Before walking away from his million-dollar deal, do you think Burton considered that maybe, just maybe, it was the Hiroshima of an album cover that nobody at Epic "got"? Here you have Burton pounding away at a phallic, flesh-colored piano aimed straight into the open legs of a 50-foot woman. For the love of Colossus! Flip the cover over and you find Burton missing, the imposing specimen of feminine pulchritude having peeled his satin tour jacket off and used him as a tampon.
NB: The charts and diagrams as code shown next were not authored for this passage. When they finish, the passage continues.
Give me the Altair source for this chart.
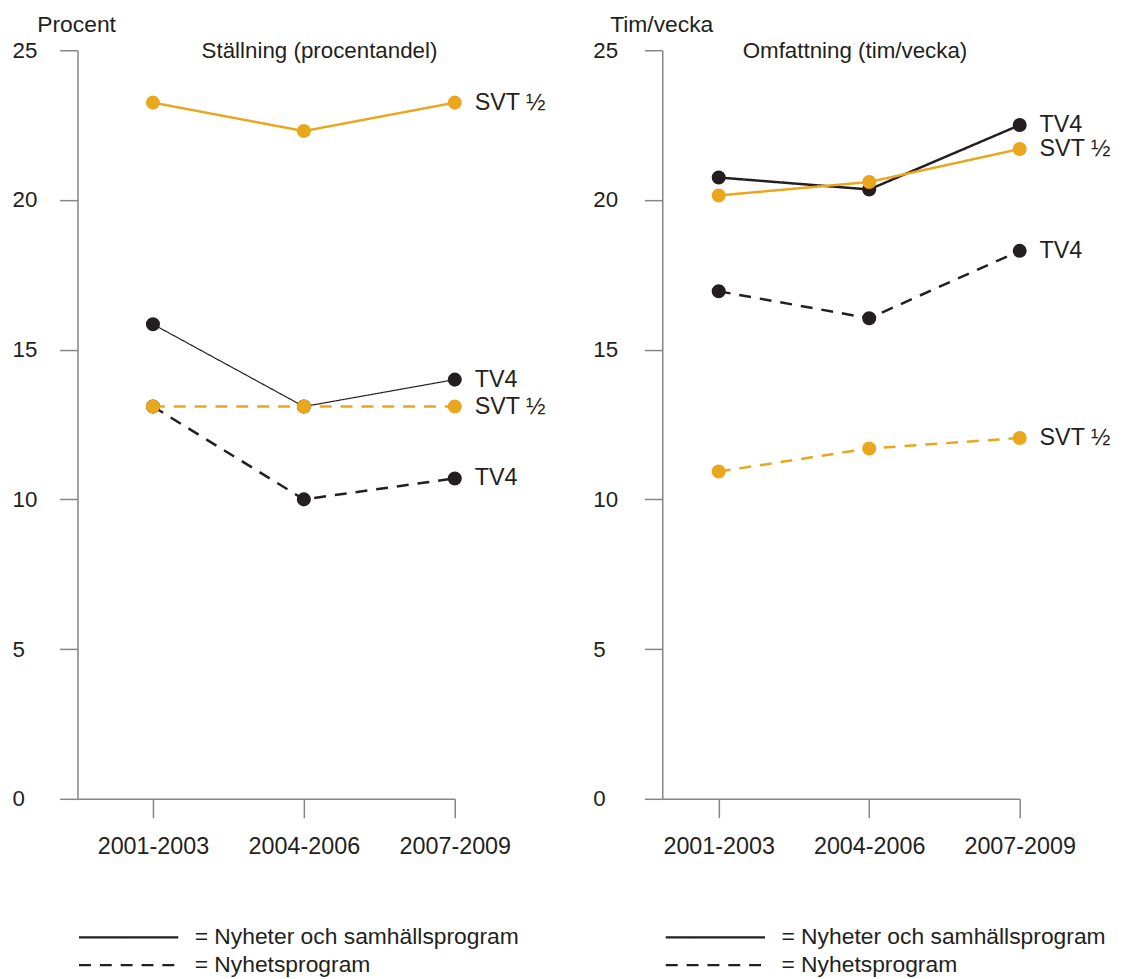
import json
import altair as alt
import pandas as pd

categories = ["2001-2003", "2004-2006", "2007-2009"]
types = ["Nyheter och samhällsprogram", "Nyhetsprogram"]
y_ticks = [0, 5, 10, 15, 20, 25]

# Left panel: Ställning (procentandel)
left_svt_solid = [23.25, 22.3, 23.25]
left_tv4_solid = [15.85, 13.1, 14.0]
left_svt_dashed = [13.1, 13.1, 13.1]
left_tv4_dashed = [13.1, 10.0, 10.7]

# Right panel: Omfattning (tim/vecka)
right_tv4_solid = [20.75, 20.35, 22.5]
right_svt_solid = [20.15, 20.6, 21.7]
right_tv4_dashed = [16.95, 16.05, 18.3]
right_svt_dashed = [10.93, 11.7, 12.05]

ORANGE = "#E9A71E"
BLACK = "#231F20"
GREY = "#858585"
FONT = "Liberation Sans"


def build(series):
    rows = []
    for name, kind, color, width, vals in series:
        for i, v in enumerate(vals):
            rows.append({"idx": i, "cat": categories[i], "value": v, "serie": name,
                         "type": kind, "color": color, "width": width,
                         "key": name + "|" + kind})
    return pd.DataFrame(rows)


left_df = build([
    ("TV4", types[0], BLACK, 1.2, left_tv4_solid),
    ("TV4", types[1], BLACK, 2.5, left_tv4_dashed),
    ("SVT ½", types[0], ORANGE, 2.5, left_svt_solid),
    ("SVT ½", types[1], ORANGE, 2.5, left_svt_dashed),
])
right_df = build([
    ("TV4", types[0], BLACK, 2.5, right_tv4_solid),
    ("TV4", types[1], BLACK, 2.5, right_tv4_dashed),
    ("SVT ½", types[0], ORANGE, 2.5, right_svt_solid),
    ("SVT ½", types[1], ORANGE, 2.5, right_svt_dashed),
])

label_expr = json.dumps(categories) + "[datum.value]"


def panel(df, width, xmin, title, title_dx, ytitle, ytitle_x, ylabel_pad, leg_x):
    x = alt.X("idx:Q",
              scale=alt.Scale(domain=[xmin, 2], nice=False, zero=False),
              axis=alt.Axis(values=[0, 1, 2], labelExpr=label_expr, title=None,
                            grid=False, tickSize=19, labelPadding=17,
                            labelOverlap=False, labelBound=False, labelFlush=False,
                            labelFontSize=23.5, labelFont=FONT, labelColor=BLACK,
                            domainColor=GREY, tickColor=GREY, domainWidth=1.5,
                            tickWidth=1.5))
    y = alt.Y("value:Q",
              scale=alt.Scale(domain=[0, 25], nice=False),
              axis=alt.Axis(values=y_ticks, grid=False, tickSize=18,
                            labelAlign="left", labelBaseline="middle",
                            labelPadding=ylabel_pad, labelFontSize=22.5,
                            labelFont=FONT, labelColor=BLACK, labelOverlap=False,
                            domainColor=GREY, tickColor=GREY, domainWidth=1.5,
                            tickWidth=1.5,
                            title=ytitle, titleAngle=0, titleAlign="left",
                            titleBaseline="alphabetic", titleX=ytitle_x,
                            titleY=-19, titleFontSize=23, titleFont=FONT,
                            titleFontWeight="normal", titleColor=BLACK))
    dash = alt.StrokeDash("type:N",
                          scale=alt.Scale(domain=types, range=[[1, 0], [12, 9]]),
                          legend=alt.Legend(orient="none", legendX=leg_x, legendY=882,
                                            title=None, direction="vertical",
                                            symbolType="M-5,0L5,0",
                                            symbolSize=400, symbolStrokeWidth=2.2,
                                            symbolStrokeColor=BLACK,
                                            labelExpr="'= ' + datum.label",
                                            labelFontSize=23, labelFont=FONT,
                                            labelColor=BLACK, labelOffset=55,
                                            labelLimit=600, rowPadding=4))
    base = alt.Chart(df).encode(x=x, y=y)
    layers = []
    for col in [BLACK, ORANGE]:
        sub = base.transform_filter(alt.datum.color == col)
        layers.append(sub.mark_line().encode(
            detail="key:N", strokeDash=dash,
            color=alt.Color("color:N", scale=None),
            strokeWidth=alt.StrokeWidth("width:Q", scale=None)))
        layers.append(sub.mark_circle(size=200, opacity=1).encode(
            color=alt.Color("color:N", scale=None)))
    labels = base.transform_filter(alt.datum.idx == 2).mark_text(
        align="left", baseline="middle", dx=20, fontSize=23.5, font=FONT,
        color=BLACK).encode(text="serie:N")
    layers.append(labels)
    return alt.layer(*layers).properties(
        width=width, height=754,
        title=alt.TitleParams(title, anchor="start", dx=title_dx, fontSize=22.5,
                              font=FONT, fontWeight="normal", color=BLACK,
                              frame="group", offset=0, dy=49))


left = panel(left_df, 380, -0.5, "Ställning (procentandel)", 125, "Procent", -41, 48, 40)
right = panel(right_df, 360, -0.375, "Omfattning (tim/vecka)", 81, "Tim/vecka", -53, 52, 42)

chart = alt.hconcat(left, right, spacing=47).resolve_scale(
    strokeDash="independent").resolve_legend(strokeDash="independent").configure_view(
    stroke=None).properties(padding={"left": 4, "top": 2, "right": 5, "bottom": 5})

chart.save("out.html", embed_options={"renderer": "svg", "actions": False})
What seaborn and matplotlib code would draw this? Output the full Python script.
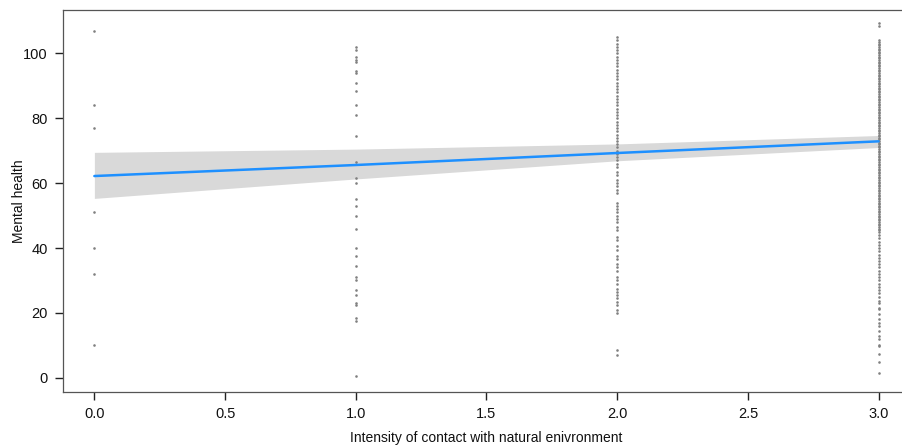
import numpy as np
import pandas as pd
import matplotlib
matplotlib.use("Agg")
import matplotlib.pyplot as plt
import seaborn as sns

# observed points, one list per contact level
y_level0 = [107, 84, 77, 51, 40, 32, 10]
y_level1 = [102, 101, 99, 98, 97.5, 94.5, 94, 91, 88.5, 84, 81, 74.5, 66.5, 61.5, 60,
            55, 53, 50, 46, 40, 37.5, 34.5, 31, 30, 27, 25.5, 23, 22.5, 18.5, 17.5, 0.5]
y_level2 = [105, 104, 103, 102, 101, 100, 99, 98, 97, 96, 95, 94, 93, 92, 91, 90, 89, 88,
            87, 86, 85, 84, 83, 82, 81, 80, 79, 78, 77, 76, 75, 74, 73, 72, 71, 70, 69,
            68, 67, 66, 65, 63.5, 62.5, 61, 60, 59, 58, 57, 54, 53, 52, 51, 50, 49, 48,
            46.5, 45.5, 43.5, 42.5, 40.5, 39.5, 37.5, 36.5, 35, 34, 33, 31, 30, 29, 27.5,
            26.5, 25.5, 24.5, 23.5, 22.5, 21, 20, 8.5, 7]
y_level3 = [109.5, 108.5,
            104, 103.5, 103, 102.5, 102, 101.5, 101, 100.5, 100, 99.5, 99, 98.5, 98, 97.5,
            97, 96.5, 96, 95.5, 95, 94.5, 94, 93.5, 93, 92.5, 92, 91.5, 91, 90.5, 90, 89.5,
            89, 88.5, 88, 87.5, 87, 86.5, 86, 85.5, 85, 84.5, 84, 83.5, 83, 82.5, 82, 81.5,
            81, 80.5, 80, 79.5, 79, 78.5, 78, 77.5, 77, 76.5, 76, 75.5, 75, 74.5, 74, 73.5,
            73, 72.5, 72, 71.5, 71, 70.5, 70, 69.5, 69, 68.5, 68, 67.5, 67, 66.5, 66, 65.5,
            65, 64.5, 64, 63.5, 63, 62.5, 62, 61.5, 61, 60.5, 60, 59.5, 59, 58.5, 58, 57.5,
            57, 56.5, 56, 55.5, 55, 54.5, 54, 53.5, 53, 52.5, 52, 51.5, 51, 50.5, 50, 49.5,
            49, 48.5, 48, 47.5, 47, 46.5, 46, 45.5, 45,
            44, 43, 42, 41, 40, 39, 38, 37, 36, 35, 34, 33, 32, 31, 30, 29, 28, 27, 26,
            24.8, 23.7, 22.9, 21.6, 21.1, 19.6, 18, 17, 15.9, 14.4, 12.8, 11.8, 10.2, 9.7,
            7.4, 4.9, 1.5]

# fitted line and 95% band
fit_x = [0, 1, 2, 3]
fit_y = [62.2, 65.6, 69.3, 72.9]
band_lo = [55.3, 61.3, 66.9, 71.0]
band_hi = [69.5, 70.5, 72.1, 74.7]

xticks = [0.0, 0.5, 1.0, 1.5, 2.0, 2.5, 3.0]
yticks = [0, 20, 40, 60, 80, 100]

pts = pd.concat([
    pd.DataFrame({"contact": lvl, "mh": vals})
    for lvl, vals in [(0, y_level0), (1, y_level1), (2, y_level2), (3, y_level3)]
])
fit = pd.DataFrame({"contact": fit_x, "mh": fit_y})

sns.set_theme(style="ticks")
plt.rcParams["font.family"] = ["Liberation Sans", "DejaVu Sans"]
plt.rcParams["xtick.major.size"] = 6
plt.rcParams["ytick.major.size"] = 6

fig = plt.figure(figsize=(9.03, 4.45), dpi=100)
ax = fig.add_axes([63 / 903, 53 / 445, 847 / 903, 382 / 445])

ax.fill_between(fit_x, band_lo, band_hi, color="#d9d9d9", lw=0, zorder=1)
sns.scatterplot(data=pts, x="contact", y="mh", ax=ax, color="#808080", marker="o",
                s=3.5, linewidth=0, zorder=2)
sns.lineplot(data=fit, x="contact", y="mh", ax=ax, color="#1e90ff", lw=1.8, zorder=3)

ax.set_xlim(-0.12, 3.12)
ax.set_ylim(-4.4, 113.4)
ax.set_xticks(xticks)
ax.set_xticklabels([f"{t:.1f}" for t in xticks])
ax.set_yticks(yticks)
ax.tick_params(axis="both", which="major", direction="out", length=6, width=1,
               color="#222222", labelcolor="#111111", labelsize=10.5, pad=5,
               bottom=True, left=True)
for sp in ax.spines.values():
    sp.set_visible(True)
    sp.set_color("#555555")
    sp.set_linewidth(0.9)

ax.set_xlabel("Intensity of contact with natural enivronment", fontsize=10,
              labelpad=7, color="#111111")
ax.set_ylabel("Mental health", fontsize=10, labelpad=-2, color="#111111")

fig.savefig("out.png", dpi=100)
Sure, Cummings was only anticipating Prince Charles' sick Camilla Parker Bowles fantasy, but this was all heady stuff back in 1980. And not for nothing, any album called Woman Love that contains photos of Burt and said woman with a bag over her head is just asking to spend a couple of decades in the doghouse. "No Sugar Tonight"? No shit!
Now it's 2000, and every CBS suit that gave Burton a rash is gone, the Japanese own Springsteen's masters and Woman Love is finally getting released in America, where people are even more uptight about sex with pianos than they were 20 years ago. But will a record-buying public denied the chance to give Burton a "yea' or "nay' in 1980 seize the opportunity to "get it" now? My guess is the folks who enjoy doing everything in droves will all get together and decide emphatically to "stay a-way-hey."
But just as nations at peace realize they actually do need "war machines" and "ghetto scenes" to keep the economy going, America will continue to turn a blind eye to the insane antics of this singing hockey puck. And that's the real travesty. In an era in which chart-topping albums are conceived by committee, we need more straight shooters like Burton, one man who can look you in the eye and tell it exactly like it is: "You're no good for me, I'm no good for you, I'm gonna look you in the eye and tell you what I'm gonna do."
And then he sings, "You know I'm gonna lee-heave" for another five minutes.